#### [Material]
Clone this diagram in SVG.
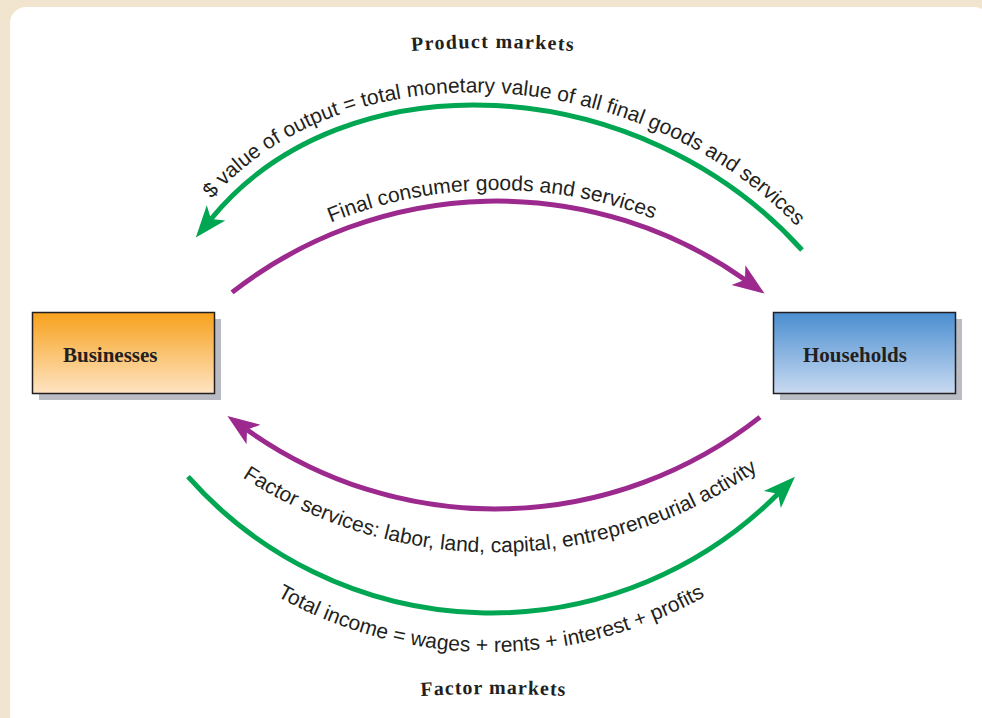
<svg xmlns="http://www.w3.org/2000/svg" width="982" height="718" viewBox="0 0 982 718">
  <style>
    .lbl { font-family: "Liberation Sans", Arial, sans-serif; font-size: 21px; fill: #231f20; }
    .title { font-family: "Liberation Serif", "Times New Roman", serif; font-weight: bold; font-size: 20px; fill: #231f20; }
    .node-text { font-family: "Liberation Serif", "Times New Roman", serif; font-weight: bold; font-size: 21px; fill: #231f20; }
    .box { stroke: #231f20; stroke-width: 1.5; }
    .shadow { fill: #b9bcc3; }
    .flow { fill: none; stroke-width: 5; stroke-linecap: butt; }
    .green { stroke: #00a651; }
    .purple { stroke: #9c2a8e; }
  </style>
  <defs>
    <linearGradient id="gradOrange" x1="0" y1="0" x2="0" y2="1">
      <stop offset="0" stop-color="#f7a11c"/>
      <stop offset="1" stop-color="#fee4c3"/>
    </linearGradient>
    <linearGradient id="gradBlue" x1="0" y1="0" x2="0" y2="1">
      <stop offset="0" stop-color="#4a8ed0"/>
      <stop offset="1" stop-color="#c9daf1"/>
    </linearGradient>
    <marker id="arrowGreen" markerUnits="userSpaceOnUse" markerWidth="40" markerHeight="30" viewBox="-10 -15 40 30" refX="0" refY="0" orient="auto">
      <path d="M24,0 L-8,-12 L0,0 L-8,12 Z" fill="#00a651"/>
    </marker>
    <marker id="arrowPurple" markerUnits="userSpaceOnUse" markerWidth="40" markerHeight="30" viewBox="-10 -15 40 30" refX="0" refY="0" orient="auto">
      <path d="M24,0 L-8,-12 L0,0 L-8,12 Z" fill="#9c2a8e"/>
    </marker>
    <!-- baselines for the curved labels -->
    <path id="tpOutput" d="M180,238 L201.7,211.4 C335,40 650,57 810.6,241.7 L830,264"/>
    <path id="tpFinal" d="M250,265.7 A441,441 0 0 1 744,265.7"/>
    <path id="tpFactor" d="M205,450 A462,462 0 0 0 785,450"/>
    <path id="tpIncome" d="M250,580 A439,439 0 0 0 732,580"/>
    <path id="tpProduct" d="M400,52 Q493,44 586,52"/>
    <path id="tpFactorMk" d="M405,697 Q493,691 582,697"/>
  </defs>

  <!-- page background and panel -->
  <rect x="0" y="0" width="982" height="718" fill="#f2e5cf"/>
  <rect x="10" y="7" width="980" height="730" rx="16" fill="#ffffff"/>

  <!-- market titles -->
  <text class="title" letter-spacing="1.3"><textPath href="#tpProduct" startOffset="50%" text-anchor="middle">Product markets</textPath></text>
  <text class="title" letter-spacing="1"><textPath href="#tpFactorMk" startOffset="50%" text-anchor="middle">Factor markets</textPath></text>

  <!-- nodes -->
  <g id="businesses">
    <rect class="shadow" x="39" y="319" width="182" height="81"/>
    <rect class="box" x="32.5" y="312.5" width="182" height="81" fill="url(#gradOrange)"/>
    <text class="node-text" x="63" y="362">Businesses</text>
  </g>
  <g id="households">
    <rect class="shadow" x="780" y="319" width="182" height="81"/>
    <rect class="box" x="773.5" y="312.5" width="182" height="81" fill="url(#gradBlue)"/>
    <text class="node-text" x="803" y="362">Households</text>
  </g>

  <!-- connectors -->
  <g id="connectors">
    <path class="flow green" d="M802,250 C640,70 345,55 211,219" marker-end="url(#arrowGreen)"/>
    <path class="flow purple" d="M232,292.4 A430,430 0 0 1 745,279.7" marker-end="url(#arrowPurple)"/>
    <path class="flow purple" d="M760,417.1 A428,428 0 0 1 247,429.8" marker-end="url(#arrowPurple)"/>
    <path class="flow green" d="M188,476.7 A405,405 0 0 0 778,493.8" marker-end="url(#arrowGreen)"/>
  </g>

  <!-- connector labels -->
  <g id="labels">
    <text class="lbl"><textPath href="#tpOutput" startOffset="50%" text-anchor="middle">$ value of output = total monetary value of all final goods and services</textPath></text>
    <text class="lbl"><textPath href="#tpFinal" startOffset="49%" text-anchor="middle">Final consumer goods and services</textPath></text>
    <text class="lbl"><textPath href="#tpFactor" startOffset="51%" text-anchor="middle">Factor services: labor, land, capital, entrepreneurial activity</textPath></text>
    <text class="lbl"><textPath href="#tpIncome" startOffset="50%" text-anchor="middle">Total income = wages + rents + interest + profits</textPath></text>
  </g>
</svg>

#### [Exercise details]
Reproduce the listing exactly. Leave its pictures out.

#### [Complete output]
Clone this diagram in SVG.
<svg xmlns="http://www.w3.org/2000/svg" width="982" height="718" viewBox="0 0 982 718">
  <style>
    .lbl { font-family: "Liberation Sans", Arial, sans-serif; font-size: 21px; fill: #231f20; }
    .title { font-family: "Liberation Serif", "Times New Roman", serif; font-weight: bold; font-size: 20px; fill: #231f20; }
    .node-text { font-family: "Liberation Serif", "Times New Roman", serif; font-weight: bold; font-size: 21px; fill: #231f20; }
    .box { stroke: #231f20; stroke-width: 1.5; }
    .shadow { fill: #b9bcc3; }
    .flow { fill: none; stroke-width: 5; stroke-linecap: butt; }
    .green { stroke: #00a651; }
    .purple { stroke: #9c2a8e; }
  </style>
  <defs>
    <linearGradient id="gradOrange" x1="0" y1="0" x2="0" y2="1">
      <stop offset="0" stop-color="#f7a11c"/>
      <stop offset="1" stop-color="#fee4c3"/>
    </linearGradient>
    <linearGradient id="gradBlue" x1="0" y1="0" x2="0" y2="1">
      <stop offset="0" stop-color="#4a8ed0"/>
      <stop offset="1" stop-color="#c9daf1"/>
    </linearGradient>
    <marker id="arrowGreen" markerUnits="userSpaceOnUse" markerWidth="40" markerHeight="30" viewBox="-10 -15 40 30" refX="0" refY="0" orient="auto">
      <path d="M24,0 L-8,-12 L0,0 L-8,12 Z" fill="#00a651"/>
    </marker>
    <marker id="arrowPurple" markerUnits="userSpaceOnUse" markerWidth="40" markerHeight="30" viewBox="-10 -15 40 30" refX="0" refY="0" orient="auto">
      <path d="M24,0 L-8,-12 L0,0 L-8,12 Z" fill="#9c2a8e"/>
    </marker>
    <!-- baselines for the curved labels -->
    <path id="tpOutput" d="M180,238 L201.7,211.4 C335,40 650,57 810.6,241.7 L830,264"/>
    <path id="tpFinal" d="M250,265.7 A441,441 0 0 1 744,265.7"/>
    <path id="tpFactor" d="M205,450 A462,462 0 0 0 785,450"/>
    <path id="tpIncome" d="M250,580 A439,439 0 0 0 732,580"/>
    <path id="tpProduct" d="M400,52 Q493,44 586,52"/>
    <path id="tpFactorMk" d="M405,697 Q493,691 582,697"/>
  </defs>

  <!-- page background and panel -->
  <rect x="0" y="0" width="982" height="718" fill="#f2e5cf"/>
  <rect x="10" y="7" width="980" height="730" rx="16" fill="#ffffff"/>

  <!-- market titles -->
  <text class="title" letter-spacing="1.3"><textPath href="#tpProduct" startOffset="50%" text-anchor="middle">Product markets</textPath></text>
  <text class="title" letter-spacing="1"><textPath href="#tpFactorMk" startOffset="50%" text-anchor="middle">Factor markets</textPath></text>

  <!-- nodes -->
  <g id="businesses">
    <rect class="shadow" x="39" y="319" width="182" height="81"/>
    <rect class="box" x="32.5" y="312.5" width="182" height="81" fill="url(#gradOrange)"/>
    <text class="node-text" x="63" y="362">Businesses</text>
  </g>
  <g id="households">
    <rect class="shadow" x="780" y="319" width="182" height="81"/>
    <rect class="box" x="773.5" y="312.5" width="182" height="81" fill="url(#gradBlue)"/>
    <text class="node-text" x="803" y="362">Households</text>
  </g>

  <!-- connectors -->
  <g id="connectors">
    <path class="flow green" d="M802,250 C640,70 345,55 211,219" marker-end="url(#arrowGreen)"/>
    <path class="flow purple" d="M232,292.4 A430,430 0 0 1 745,279.7" marker-end="url(#arrowPurple)"/>
    <path class="flow purple" d="M760,417.1 A428,428 0 0 1 247,429.8" marker-end="url(#arrowPurple)"/>
    <path class="flow green" d="M188,476.7 A405,405 0 0 0 778,493.8" marker-end="url(#arrowGreen)"/>
  </g>

  <!-- connector labels -->
  <g id="labels">
    <text class="lbl"><textPath href="#tpOutput" startOffset="50%" text-anchor="middle">$ value of output = total monetary value of all final goods and services</textPath></text>
    <text class="lbl"><textPath href="#tpFinal" startOffset="49%" text-anchor="middle">Final consumer goods and services</textPath></text>
    <text class="lbl"><textPath href="#tpFactor" startOffset="51%" text-anchor="middle">Factor services: labor, land, capital, entrepreneurial activity</textPath></text>
    <text class="lbl"><textPath href="#tpIncome" startOffset="50%" text-anchor="middle">Total income = wages + rents + interest + profits</textPath></text>
  </g>
</svg>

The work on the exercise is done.